Il existe encore sur notre planète des endroits difficiles à explorer. Pourtant, des individus sont animés par l’envie de découvrir les recoins les plus cachés de la Terre, comme les grandes profondeurs, afin qu’ils nous livrent leurs secrets. C’est le défi relevé par une poignée d’explorateurs lors d’expéditions à haut risque, dans le but d’atteindre le point le plus profond des océans : Challenger Deep.
Les différentes expéditions menées jusqu’à Challenger Deep
L’expédition pionnière
Le 23 janvier 1960, Don Walsh, lieutenant de vaisseau à l’US Navy, et Jacques Piccard, l’océanographe suisse, décident de s’aventurer dans la fosse des Mariannes, au point le plus profond des océans, situé à 10 994 mètres de profondeur. Cette zone, localisée dans l’océan Pacifique, à mi-chemin entre le Japon et la Nouvelle-Guinée, est appelée Challenger Deep.
La distance est difficilement mesurable étant donné l’importante profondeur du site.

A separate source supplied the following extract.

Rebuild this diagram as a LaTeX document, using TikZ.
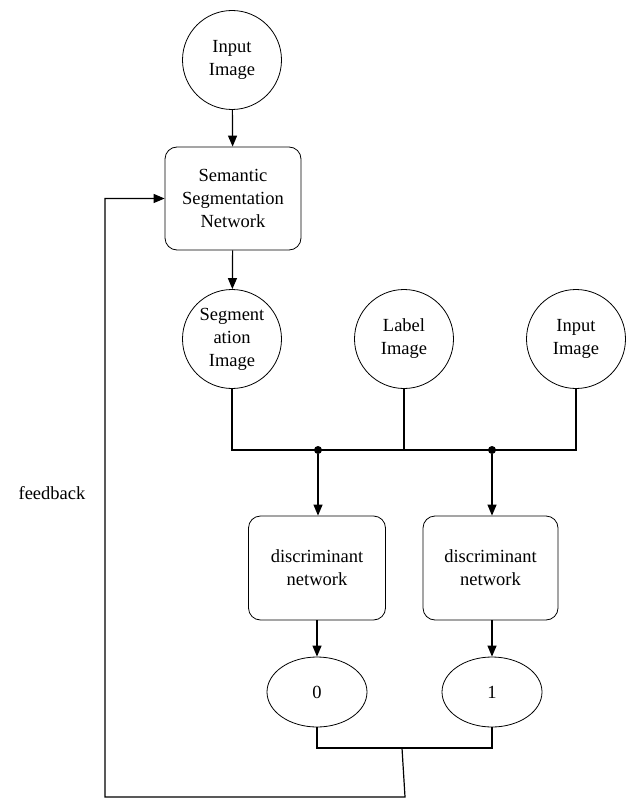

L’expédition est dangereuse, tant par sa grande distance (une distance bien plus élevée que l’Everest) que par la pression exercée par l’eau à cette profondeur, qui est 1 090 fois plus forte qu’à la surface.
C’est à bord d’un bathyscaphe, appelé le Trieste, qu’ils vont effectuer leur périlleuse descente durant cinq heures. Les deux explorateurs sont restés une vingtaine de minutes sur le plancher océanique, à 10 916 mètres de profondeur. Un problème technique les a forcés à remonter plus tôt que prévu. Les deux hommes ont été les premiers à réussir cet exploit. A l’époque, un véritable défi technique a été relevé.
Pour descendre jusqu’à une telle profondeur, Auguste Piccard appliqua le principe du ballon stratosphérique au bathyscaphe. Il fallait construire un sous-marin capable de résister à des pressions extrêmes, transportant assez d’équipements pour prélever des échantillons, éclairer les profondeurs obscures, et anticiper les risques de cette exploration à une telle profondeur.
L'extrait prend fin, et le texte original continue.